start

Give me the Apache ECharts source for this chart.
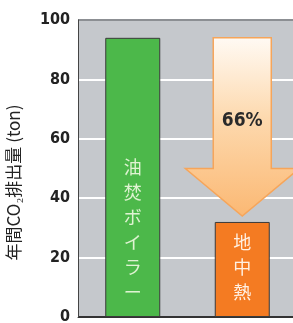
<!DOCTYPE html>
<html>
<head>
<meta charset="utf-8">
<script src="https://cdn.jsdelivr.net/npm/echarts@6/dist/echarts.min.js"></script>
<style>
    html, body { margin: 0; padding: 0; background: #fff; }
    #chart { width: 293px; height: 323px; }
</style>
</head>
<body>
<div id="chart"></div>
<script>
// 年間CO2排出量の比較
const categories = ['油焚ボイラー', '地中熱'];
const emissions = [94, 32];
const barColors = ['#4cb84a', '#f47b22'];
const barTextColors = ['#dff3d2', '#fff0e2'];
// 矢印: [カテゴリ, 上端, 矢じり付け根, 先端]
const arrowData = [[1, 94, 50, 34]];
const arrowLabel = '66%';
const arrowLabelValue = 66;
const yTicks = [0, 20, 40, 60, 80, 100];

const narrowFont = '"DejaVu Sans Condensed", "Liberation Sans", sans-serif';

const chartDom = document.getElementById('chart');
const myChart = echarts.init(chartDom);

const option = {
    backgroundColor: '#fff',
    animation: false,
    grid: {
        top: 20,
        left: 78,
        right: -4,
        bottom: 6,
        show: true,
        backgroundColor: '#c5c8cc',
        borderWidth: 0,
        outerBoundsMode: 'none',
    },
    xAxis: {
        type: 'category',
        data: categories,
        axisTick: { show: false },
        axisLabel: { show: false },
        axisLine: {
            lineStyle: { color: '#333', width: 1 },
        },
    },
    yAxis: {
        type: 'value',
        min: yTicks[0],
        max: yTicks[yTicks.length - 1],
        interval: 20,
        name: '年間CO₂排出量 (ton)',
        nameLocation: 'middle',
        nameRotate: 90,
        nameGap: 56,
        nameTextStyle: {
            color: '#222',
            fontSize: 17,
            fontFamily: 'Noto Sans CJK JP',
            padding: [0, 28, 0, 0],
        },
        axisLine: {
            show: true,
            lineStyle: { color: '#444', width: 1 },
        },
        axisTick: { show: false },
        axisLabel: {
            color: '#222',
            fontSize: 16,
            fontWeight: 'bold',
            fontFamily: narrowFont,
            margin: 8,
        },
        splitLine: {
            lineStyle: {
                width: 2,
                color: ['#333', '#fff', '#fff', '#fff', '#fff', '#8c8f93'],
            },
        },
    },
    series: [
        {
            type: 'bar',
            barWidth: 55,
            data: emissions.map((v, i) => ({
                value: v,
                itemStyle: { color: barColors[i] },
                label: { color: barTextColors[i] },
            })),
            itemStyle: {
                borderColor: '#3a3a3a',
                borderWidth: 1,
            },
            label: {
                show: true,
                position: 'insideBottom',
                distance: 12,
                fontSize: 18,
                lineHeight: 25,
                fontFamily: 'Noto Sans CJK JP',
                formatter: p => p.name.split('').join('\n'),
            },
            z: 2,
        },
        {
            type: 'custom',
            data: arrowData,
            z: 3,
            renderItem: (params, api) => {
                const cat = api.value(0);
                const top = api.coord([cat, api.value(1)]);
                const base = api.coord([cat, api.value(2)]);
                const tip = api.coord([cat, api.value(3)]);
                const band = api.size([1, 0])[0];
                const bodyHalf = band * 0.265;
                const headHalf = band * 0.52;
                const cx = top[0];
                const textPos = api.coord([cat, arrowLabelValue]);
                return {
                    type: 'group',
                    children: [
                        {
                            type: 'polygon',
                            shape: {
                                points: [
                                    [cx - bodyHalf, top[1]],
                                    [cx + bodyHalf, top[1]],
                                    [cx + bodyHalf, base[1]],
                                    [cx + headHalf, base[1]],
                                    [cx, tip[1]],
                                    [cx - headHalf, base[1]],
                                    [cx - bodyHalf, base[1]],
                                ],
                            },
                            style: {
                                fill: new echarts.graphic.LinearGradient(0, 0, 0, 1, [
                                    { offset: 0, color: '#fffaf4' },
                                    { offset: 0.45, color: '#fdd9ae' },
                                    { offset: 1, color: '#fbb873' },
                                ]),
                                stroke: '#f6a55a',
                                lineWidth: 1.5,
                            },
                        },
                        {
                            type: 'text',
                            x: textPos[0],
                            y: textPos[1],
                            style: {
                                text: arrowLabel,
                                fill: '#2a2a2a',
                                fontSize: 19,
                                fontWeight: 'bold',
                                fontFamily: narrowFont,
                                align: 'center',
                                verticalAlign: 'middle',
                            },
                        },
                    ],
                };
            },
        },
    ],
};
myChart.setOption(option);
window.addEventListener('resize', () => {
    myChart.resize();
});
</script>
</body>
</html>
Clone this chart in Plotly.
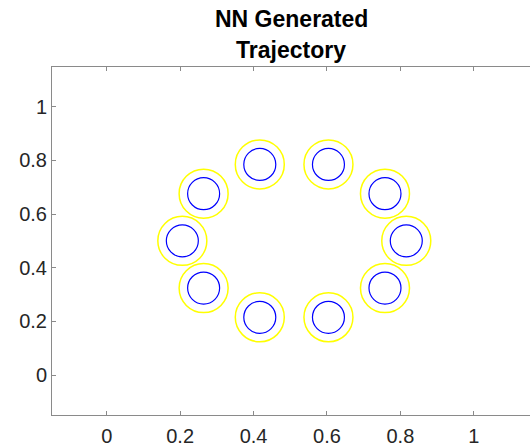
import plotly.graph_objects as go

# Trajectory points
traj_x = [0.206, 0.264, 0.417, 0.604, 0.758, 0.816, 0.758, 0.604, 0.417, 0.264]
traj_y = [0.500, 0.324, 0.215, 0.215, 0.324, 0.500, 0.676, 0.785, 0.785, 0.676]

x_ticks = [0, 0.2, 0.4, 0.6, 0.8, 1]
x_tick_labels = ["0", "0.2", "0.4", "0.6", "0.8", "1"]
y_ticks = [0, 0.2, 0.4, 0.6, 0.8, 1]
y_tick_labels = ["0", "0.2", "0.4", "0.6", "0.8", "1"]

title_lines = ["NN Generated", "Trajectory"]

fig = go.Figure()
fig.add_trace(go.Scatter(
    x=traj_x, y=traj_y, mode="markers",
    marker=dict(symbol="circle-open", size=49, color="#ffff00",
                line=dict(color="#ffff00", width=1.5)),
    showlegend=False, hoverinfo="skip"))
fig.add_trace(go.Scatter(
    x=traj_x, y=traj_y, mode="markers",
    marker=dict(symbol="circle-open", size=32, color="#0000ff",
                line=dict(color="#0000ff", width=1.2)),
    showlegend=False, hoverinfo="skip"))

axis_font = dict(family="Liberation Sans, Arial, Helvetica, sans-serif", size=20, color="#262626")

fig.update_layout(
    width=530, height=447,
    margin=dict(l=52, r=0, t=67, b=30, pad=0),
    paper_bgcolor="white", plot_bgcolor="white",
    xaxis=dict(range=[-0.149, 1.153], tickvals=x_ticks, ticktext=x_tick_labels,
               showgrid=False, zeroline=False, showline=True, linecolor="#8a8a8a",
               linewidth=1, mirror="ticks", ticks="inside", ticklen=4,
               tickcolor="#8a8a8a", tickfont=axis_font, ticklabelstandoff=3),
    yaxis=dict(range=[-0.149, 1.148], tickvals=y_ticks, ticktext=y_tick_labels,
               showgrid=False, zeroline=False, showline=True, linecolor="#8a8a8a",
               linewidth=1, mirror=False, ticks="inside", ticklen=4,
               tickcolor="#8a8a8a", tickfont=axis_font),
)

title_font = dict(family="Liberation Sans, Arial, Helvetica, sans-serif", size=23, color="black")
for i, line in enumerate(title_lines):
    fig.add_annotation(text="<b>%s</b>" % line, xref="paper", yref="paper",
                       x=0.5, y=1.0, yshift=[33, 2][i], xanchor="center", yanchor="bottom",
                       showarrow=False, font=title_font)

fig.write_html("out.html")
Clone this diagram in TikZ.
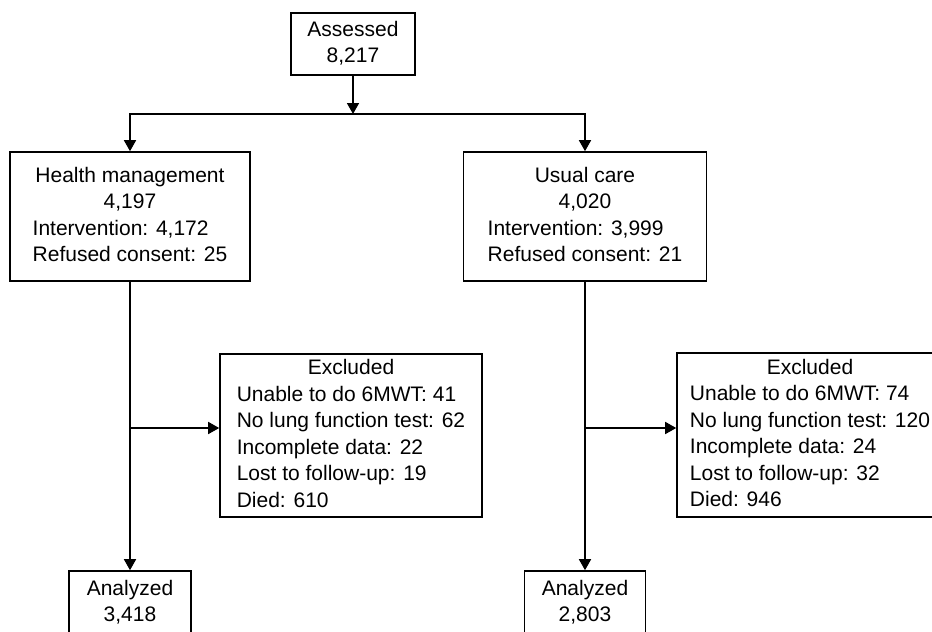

end

_DIRECTION_.
Skip every picture and transcribe the data above exactly.

_SOLUTION FOR THIS EXERCISE_.
Give me the Apache ECharts source for this chart.
<!DOCTYPE html>
<html>
<head>
<meta charset="utf-8">
<script src="https://cdn.jsdelivr.net/npm/echarts@6/dist/echarts.min.js"></script>
<style>
    html, body { margin: 0; padding: 0; background: #fff; }
    #chart { width: 293px; height: 323px; }
</style>
</head>
<body>
<div id="chart"></div>
<script>
// 年間CO2排出量の比較
const categories = ['油焚ボイラー', '地中熱'];
const emissions = [94, 32];
const barColors = ['#4cb84a', '#f47b22'];
const barTextColors = ['#dff3d2', '#fff0e2'];
// 矢印: [カテゴリ, 上端, 矢じり付け根, 先端]
const arrowData = [[1, 94, 50, 34]];
const arrowLabel = '66%';
const arrowLabelValue = 66;
const yTicks = [0, 20, 40, 60, 80, 100];

const narrowFont = '"DejaVu Sans Condensed", "Liberation Sans", sans-serif';

const chartDom = document.getElementById('chart');
const myChart = echarts.init(chartDom);

const option = {
    backgroundColor: '#fff',
    animation: false,
    grid: {
        top: 20,
        left: 78,
        right: -4,
        bottom: 6,
        show: true,
        backgroundColor: '#c5c8cc',
        borderWidth: 0,
        outerBoundsMode: 'none',
    },
    xAxis: {
        type: 'category',
        data: categories,
        axisTick: { show: false },
        axisLabel: { show: false },
        axisLine: {
            lineStyle: { color: '#333', width: 1 },
        },
    },
    yAxis: {
        type: 'value',
        min: yTicks[0],
        max: yTicks[yTicks.length - 1],
        interval: 20,
        name: '年間CO₂排出量 (ton)',
        nameLocation: 'middle',
        nameRotate: 90,
        nameGap: 56,
        nameTextStyle: {
            color: '#222',
            fontSize: 17,
            fontFamily: 'Noto Sans CJK JP',
            padding: [0, 28, 0, 0],
        },
        axisLine: {
            show: true,
            lineStyle: { color: '#444', width: 1 },
        },
        axisTick: { show: false },
        axisLabel: {
            color: '#222',
            fontSize: 16,
            fontWeight: 'bold',
            fontFamily: narrowFont,
            margin: 8,
        },
        splitLine: {
            lineStyle: {
                width: 2,
                color: ['#333', '#fff', '#fff', '#fff', '#fff', '#8c8f93'],
            },
        },
    },
    series: [
        {
            type: 'bar',
            barWidth: 55,
            data: emissions.map((v, i) => ({
                value: v,
                itemStyle: { color: barColors[i] },
                label: { color: barTextColors[i] },
            })),
            itemStyle: {
                borderColor: '#3a3a3a',
                borderWidth: 1,
            },
            label: {
                show: true,
                position: 'insideBottom',
                distance: 12,
                fontSize: 18,
                lineHeight: 25,
                fontFamily: 'Noto Sans CJK JP',
                formatter: p => p.name.split('').join('\n'),
            },
            z: 2,
        },
        {
            type: 'custom',
            data: arrowData,
            z: 3,
            renderItem: (params, api) => {
                const cat = api.value(0);
                const top = api.coord([cat, api.value(1)]);
                const base = api.coord([cat, api.value(2)]);
                const tip = api.coord([cat, api.value(3)]);
                const band = api.size([1, 0])[0];
                const bodyHalf = band * 0.265;
                const headHalf = band * 0.52;
                const cx = top[0];
                const textPos = api.coord([cat, arrowLabelValue]);
                return {
                    type: 'group',
                    children: [
                        {
                            type: 'polygon',
                            shape: {
                                points: [
                                    [cx - bodyHalf, top[1]],
                                    [cx + bodyHalf, top[1]],
                                    [cx + bodyHalf, base[1]],
                                    [cx + headHalf, base[1]],
                                    [cx, tip[1]],
                                    [cx - headHalf, base[1]],
                                    [cx - bodyHalf, base[1]],
                                ],
                            },
                            style: {
                                fill: new echarts.graphic.LinearGradient(0, 0, 0, 1, [
                                    { offset: 0, color: '#fffaf4' },
                                    { offset: 0.45, color: '#fdd9ae' },
                                    { offset: 1, color: '#fbb873' },
                                ]),
                                stroke: '#f6a55a',
                                lineWidth: 1.5,
                            },
                        },
                        {
                            type: 'text',
                            x: textPos[0],
                            y: textPos[1],
                            style: {
                                text: arrowLabel,
                                fill: '#2a2a2a',
                                fontSize: 19,
                                fontWeight: 'bold',
                                fontFamily: narrowFont,
                                align: 'center',
                                verticalAlign: 'middle',
                            },
                        },
                    ],
                };
            },
        },
    ],
};
myChart.setOption(option);
window.addEventListener('resize', () => {
    myChart.resize();
});
</script>
</body>
</html>
Clone this chart in Plotly.
import plotly.graph_objects as go

# Trajectory points
traj_x = [0.206, 0.264, 0.417, 0.604, 0.758, 0.816, 0.758, 0.604, 0.417, 0.264]
traj_y = [0.500, 0.324, 0.215, 0.215, 0.324, 0.500, 0.676, 0.785, 0.785, 0.676]

x_ticks = [0, 0.2, 0.4, 0.6, 0.8, 1]
x_tick_labels = ["0", "0.2", "0.4", "0.6", "0.8", "1"]
y_ticks = [0, 0.2, 0.4, 0.6, 0.8, 1]
y_tick_labels = ["0", "0.2", "0.4", "0.6", "0.8", "1"]

title_lines = ["NN Generated", "Trajectory"]

fig = go.Figure()
fig.add_trace(go.Scatter(
    x=traj_x, y=traj_y, mode="markers",
    marker=dict(symbol="circle-open", size=49, color="#ffff00",
                line=dict(color="#ffff00", width=1.5)),
    showlegend=False, hoverinfo="skip"))
fig.add_trace(go.Scatter(
    x=traj_x, y=traj_y, mode="markers",
    marker=dict(symbol="circle-open", size=32, color="#0000ff",
                line=dict(color="#0000ff", width=1.2)),
    showlegend=False, hoverinfo="skip"))

axis_font = dict(family="Liberation Sans, Arial, Helvetica, sans-serif", size=20, color="#262626")

fig.update_layout(
    width=530, height=447,
    margin=dict(l=52, r=0, t=67, b=30, pad=0),
    paper_bgcolor="white", plot_bgcolor="white",
    xaxis=dict(range=[-0.149, 1.153], tickvals=x_ticks, ticktext=x_tick_labels,
               showgrid=False, zeroline=False, showline=True, linecolor="#8a8a8a",
               linewidth=1, mirror="ticks", ticks="inside", ticklen=4,
               tickcolor="#8a8a8a", tickfont=axis_font, ticklabelstandoff=3),
    yaxis=dict(range=[-0.149, 1.148], tickvals=y_ticks, ticktext=y_tick_labels,
               showgrid=False, zeroline=False, showline=True, linecolor="#8a8a8a",
               linewidth=1, mirror=False, ticks="inside", ticklen=4,
               tickcolor="#8a8a8a", tickfont=axis_font),
)

title_font = dict(family="Liberation Sans, Arial, Helvetica, sans-serif", size=23, color="black")
for i, line in enumerate(title_lines):
    fig.add_annotation(text="<b>%s</b>" % line, xref="paper", yref="paper",
                       x=0.5, y=1.0, yshift=[33, 2][i], xanchor="center", yanchor="bottom",
                       showarrow=False, font=title_font)

fig.write_html("out.html")
Clone this diagram in TikZ.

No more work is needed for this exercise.